> [Source data]:

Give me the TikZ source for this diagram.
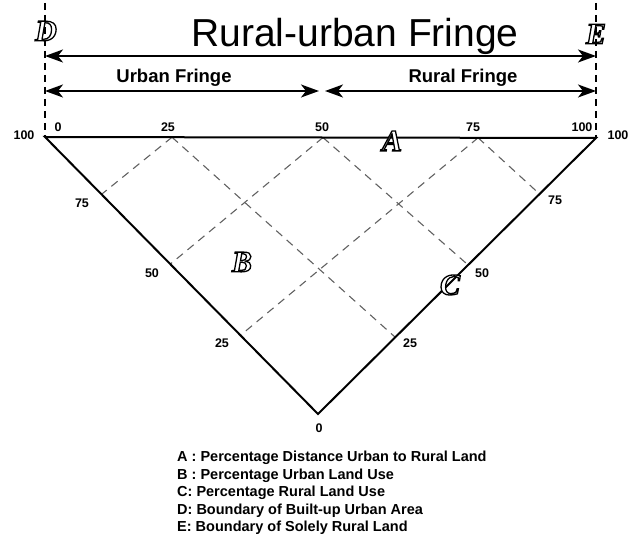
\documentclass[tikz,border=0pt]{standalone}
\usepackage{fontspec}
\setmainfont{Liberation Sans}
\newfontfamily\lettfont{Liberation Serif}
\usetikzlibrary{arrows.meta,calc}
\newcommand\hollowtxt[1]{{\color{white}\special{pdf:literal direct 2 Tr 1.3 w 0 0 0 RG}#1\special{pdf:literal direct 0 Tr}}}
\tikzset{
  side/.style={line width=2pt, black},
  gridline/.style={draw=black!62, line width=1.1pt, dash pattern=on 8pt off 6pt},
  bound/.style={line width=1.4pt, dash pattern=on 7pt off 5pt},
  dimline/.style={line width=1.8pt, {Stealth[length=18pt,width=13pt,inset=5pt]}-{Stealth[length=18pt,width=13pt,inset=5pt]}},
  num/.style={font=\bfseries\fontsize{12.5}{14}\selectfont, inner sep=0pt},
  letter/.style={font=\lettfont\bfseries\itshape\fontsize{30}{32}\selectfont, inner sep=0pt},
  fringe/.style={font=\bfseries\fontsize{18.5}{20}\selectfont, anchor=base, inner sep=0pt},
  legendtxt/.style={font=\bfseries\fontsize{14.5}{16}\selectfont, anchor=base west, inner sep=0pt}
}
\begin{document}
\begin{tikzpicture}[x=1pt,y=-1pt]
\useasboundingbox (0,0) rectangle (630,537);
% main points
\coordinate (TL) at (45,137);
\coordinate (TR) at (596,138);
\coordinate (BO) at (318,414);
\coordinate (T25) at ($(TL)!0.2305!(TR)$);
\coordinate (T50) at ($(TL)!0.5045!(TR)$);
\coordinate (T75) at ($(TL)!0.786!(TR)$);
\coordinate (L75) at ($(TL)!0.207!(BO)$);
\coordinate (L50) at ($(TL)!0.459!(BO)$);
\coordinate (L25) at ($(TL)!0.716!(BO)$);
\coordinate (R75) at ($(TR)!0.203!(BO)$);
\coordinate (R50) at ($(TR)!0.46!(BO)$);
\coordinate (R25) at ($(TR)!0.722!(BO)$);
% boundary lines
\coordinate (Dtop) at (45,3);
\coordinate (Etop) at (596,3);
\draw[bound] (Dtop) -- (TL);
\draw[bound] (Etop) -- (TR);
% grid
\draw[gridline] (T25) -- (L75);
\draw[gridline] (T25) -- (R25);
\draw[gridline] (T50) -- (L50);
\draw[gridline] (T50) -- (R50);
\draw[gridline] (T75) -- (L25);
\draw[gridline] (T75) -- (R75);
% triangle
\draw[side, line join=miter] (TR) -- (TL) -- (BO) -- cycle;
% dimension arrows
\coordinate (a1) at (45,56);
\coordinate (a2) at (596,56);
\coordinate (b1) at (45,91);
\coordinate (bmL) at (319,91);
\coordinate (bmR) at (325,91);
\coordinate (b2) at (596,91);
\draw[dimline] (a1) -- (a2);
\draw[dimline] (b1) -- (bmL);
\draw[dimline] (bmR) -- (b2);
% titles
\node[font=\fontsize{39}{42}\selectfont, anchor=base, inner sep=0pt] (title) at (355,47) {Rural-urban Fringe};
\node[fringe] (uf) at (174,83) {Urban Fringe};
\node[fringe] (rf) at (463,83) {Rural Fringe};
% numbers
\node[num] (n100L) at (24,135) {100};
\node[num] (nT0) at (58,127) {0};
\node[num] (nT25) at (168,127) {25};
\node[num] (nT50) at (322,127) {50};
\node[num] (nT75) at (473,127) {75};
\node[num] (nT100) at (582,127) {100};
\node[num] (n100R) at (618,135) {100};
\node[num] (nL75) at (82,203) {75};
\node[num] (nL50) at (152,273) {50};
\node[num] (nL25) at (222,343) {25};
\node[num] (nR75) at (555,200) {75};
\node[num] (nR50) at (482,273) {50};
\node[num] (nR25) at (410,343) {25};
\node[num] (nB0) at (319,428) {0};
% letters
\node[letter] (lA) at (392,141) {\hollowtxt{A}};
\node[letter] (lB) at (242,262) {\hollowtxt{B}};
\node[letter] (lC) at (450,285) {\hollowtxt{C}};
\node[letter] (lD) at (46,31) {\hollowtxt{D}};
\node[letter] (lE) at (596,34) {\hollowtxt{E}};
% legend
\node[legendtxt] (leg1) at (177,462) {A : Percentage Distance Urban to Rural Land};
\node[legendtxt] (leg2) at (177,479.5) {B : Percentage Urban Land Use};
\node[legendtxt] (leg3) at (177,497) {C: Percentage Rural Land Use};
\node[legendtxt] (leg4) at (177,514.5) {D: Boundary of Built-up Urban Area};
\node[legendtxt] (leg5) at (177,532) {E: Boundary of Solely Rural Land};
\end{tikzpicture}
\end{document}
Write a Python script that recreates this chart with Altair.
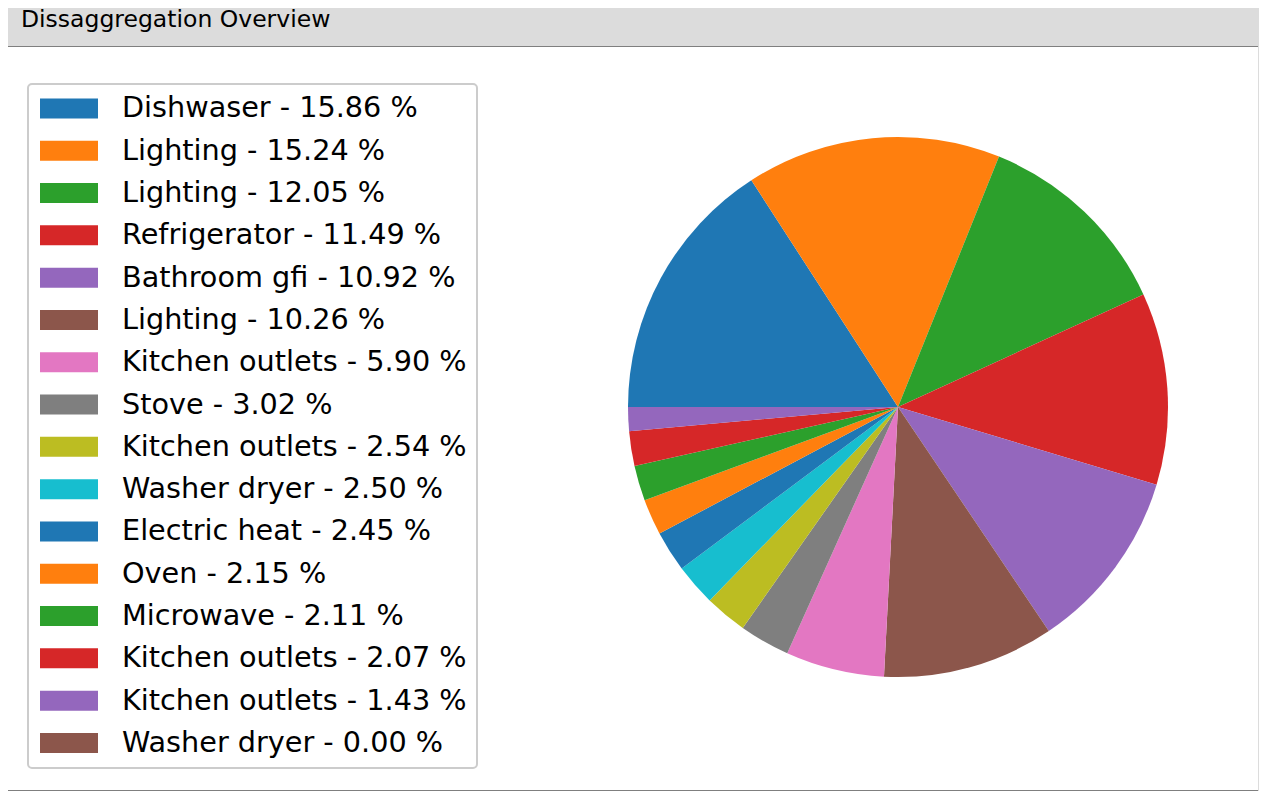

> [Task to complete]: From the data above, copy each line that holds "this".

> [Reply to the task]:
Give me the TikZ source for this diagram.
Write a Python script that recreates this chart with Altair.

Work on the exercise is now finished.